Site Reliability Engineering (SRE)
Achieving quantifiable and reliable outcomes through Site Reliability Engineering
Sify’s Site Reliability Engineering (SRE) creates measurable, incremental, and sustained value by modernization and automation of the enterprise application landscape.
In the past, the focus of quality engineering was on shift-left testing, especially requirements review, functional and non-functional testing and automation. With SRE, the focus is also moving towards production shortcomings to ensure that SRE parameter targets are met.
Sify Digital brings value to operations by leveraging a well-defined set of practices, principles, and culture built on SRE and DevOps foundations with a strong emphasis on reliability engineering capabilities. The offering helps enterprises accelerate business transformation and maximize value by delivering reliable services in tune with fast-changing customer expectations.
Highlights
Define Service Level Objectives (SLOs) and Service Level Indicators (SLIs)
Define monitoring and assess monitoring tools for service observability
Eliminate toil
Faster identification of
production issues
Improvement and efficiency in monitoring alerts
Maximized visibility and control around business processes and KPIs
Convert IT operations from a cost center to value center
Define DevOps tool chain for increased release agility by automating deployments and the rollback process
Facilitate a resilient environment for applications and platforms by maximizing automation and data-driven, quick Root Cause Analysis (RCA)

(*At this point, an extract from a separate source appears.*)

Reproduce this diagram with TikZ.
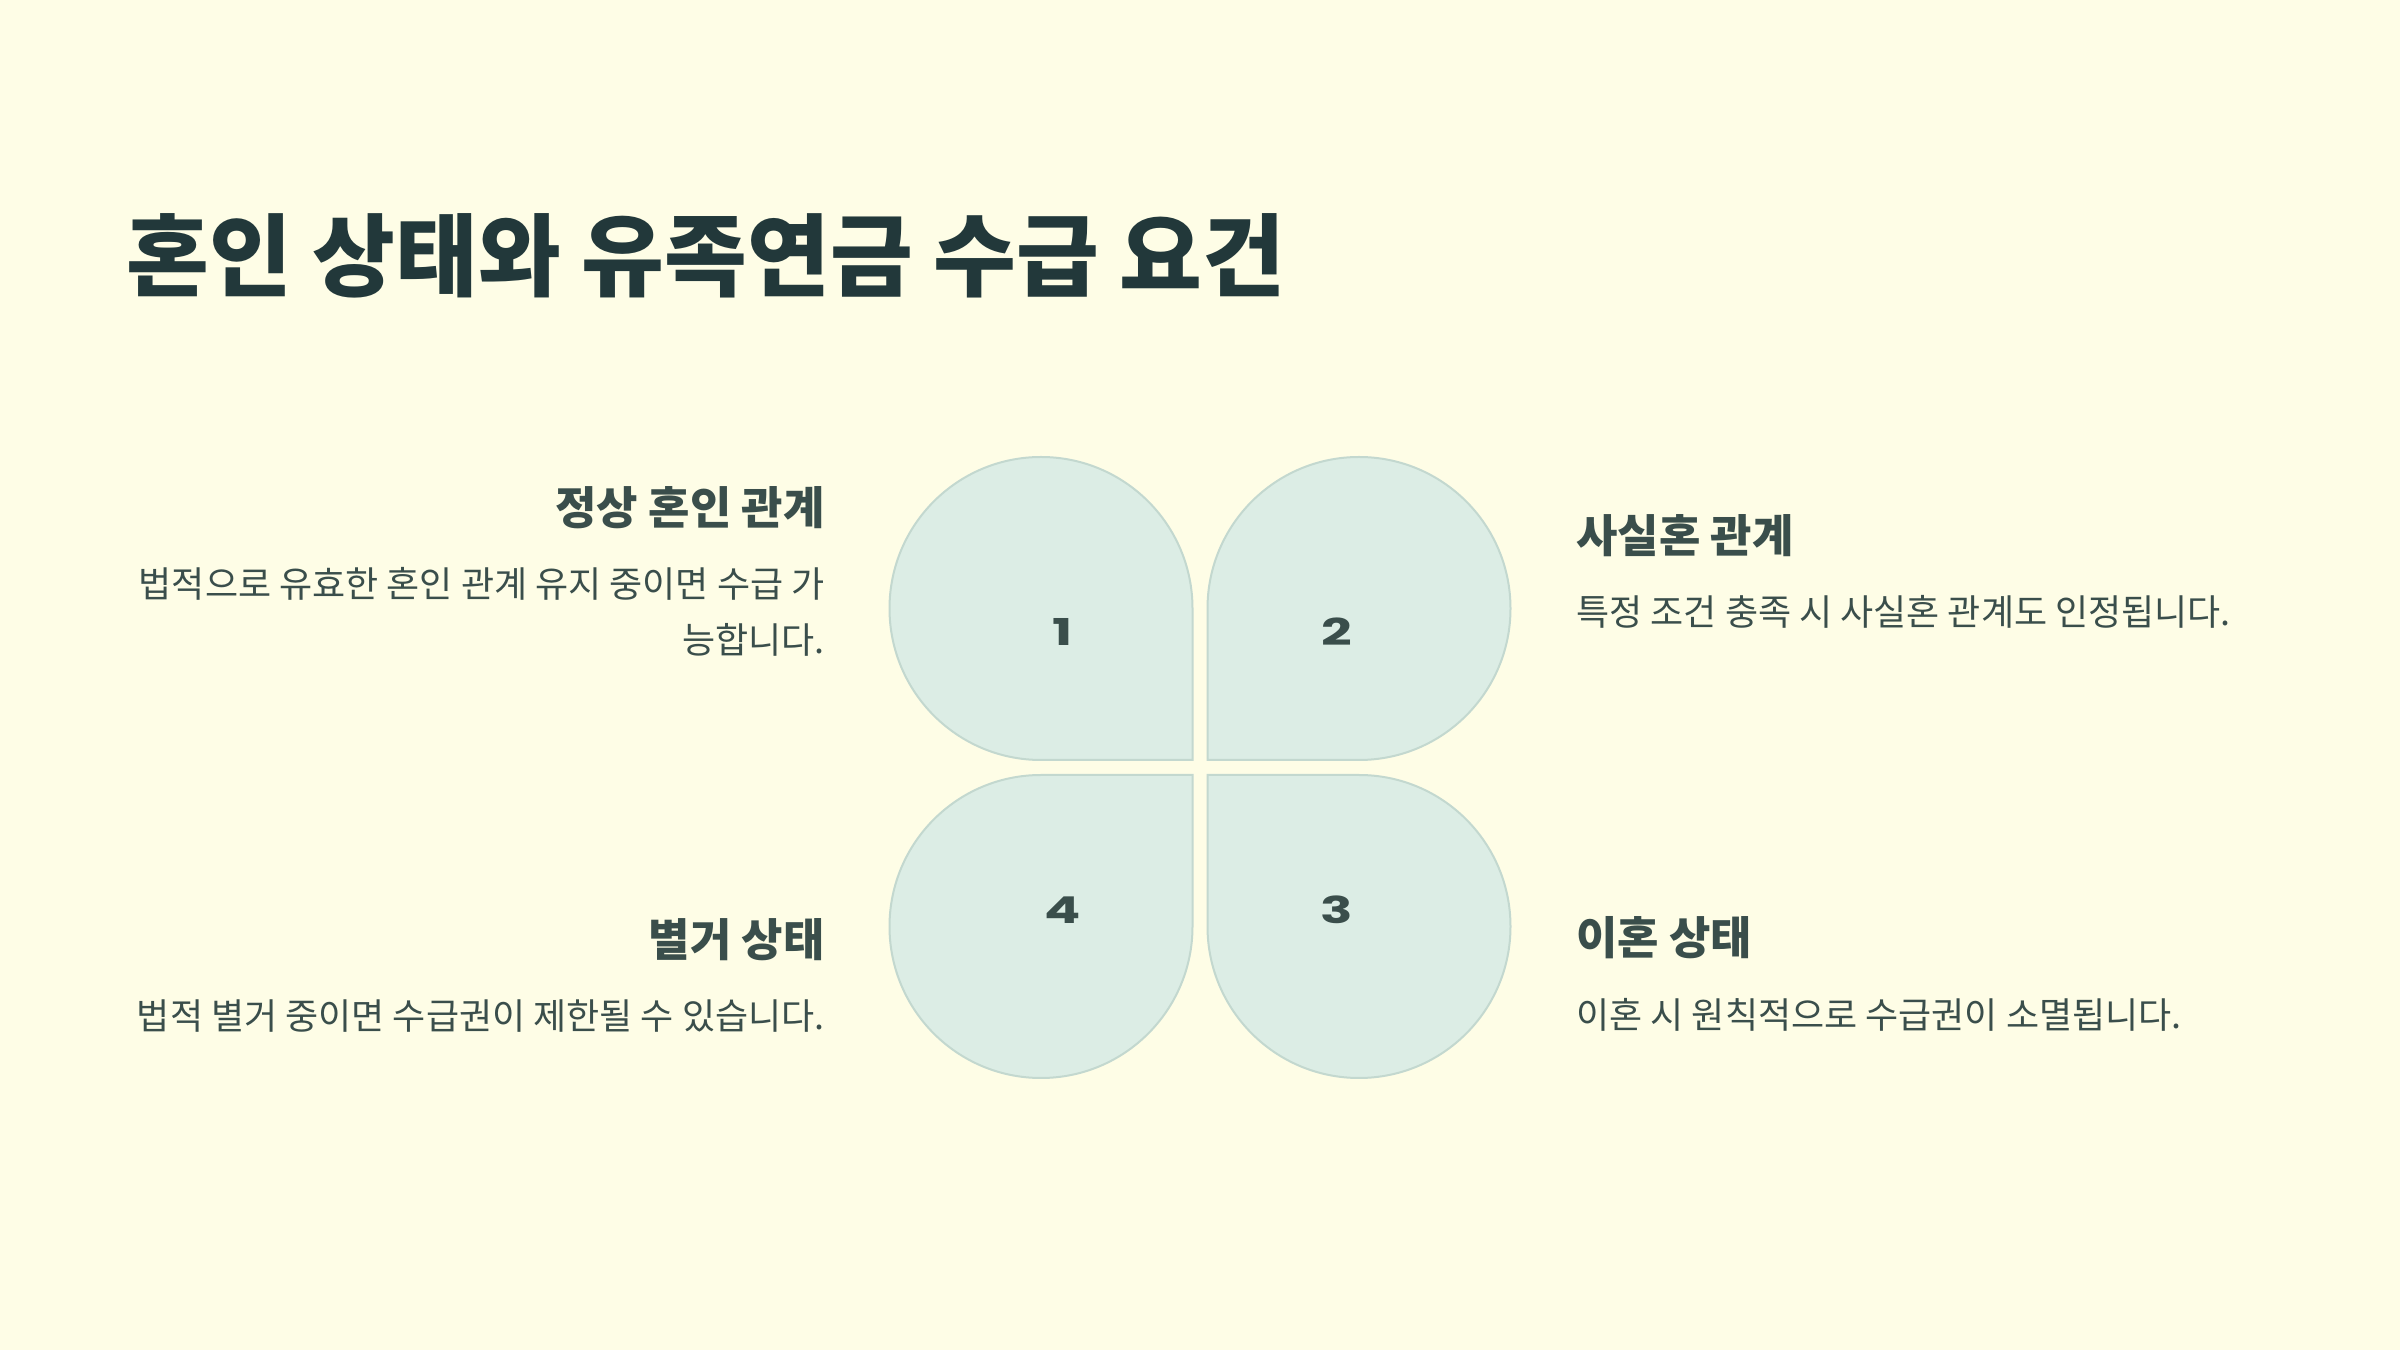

Define SRE runbook tailored for specific contexts
SRE Key Principles
Sify’s SRE solution is focused on four delivery pillars
Incident Management:
The main goal of this pillar is to reduce mean time to detect (MTTD), mean time to resolve (MTTR), and mean time between failures (MTBF) to desired numbers. Defining the SLOs and SLIs at each service layer and tracking KPIs like availability, latency, and system throughput to enhance customer experience is the key focus in this pillar.
Problem Management
This pillar deals with root cause analysis, prevention and self-healing mechanisms in the digital ecosystem. SRE dashboards and data-driven insights provide information about the overall service health, which helps identify service availability for a given amount of time during production monitoring.
Business Continuity
Business continuity and disaster recovery are the core areas of focus for this pillar. Chaos engineering is a disciplined approach to identify vulnerabilities in systems in the production environment. It is implemented to check the system’s reliability, stability, and ability to survive in unstable and unexpected conditions.
Environment Management
This pillar helps drive end-to-end deliverables to ensure a stable, efficient, observable, and resilient technology environment. SRE will also deep-dive into current production incidents, understand current design and architectural issues, develop innovative and technical tooling to improving production stability, and enable faster recovery. The goal of this pillar is to use all channels to clearly communicate on system health and incident resolution.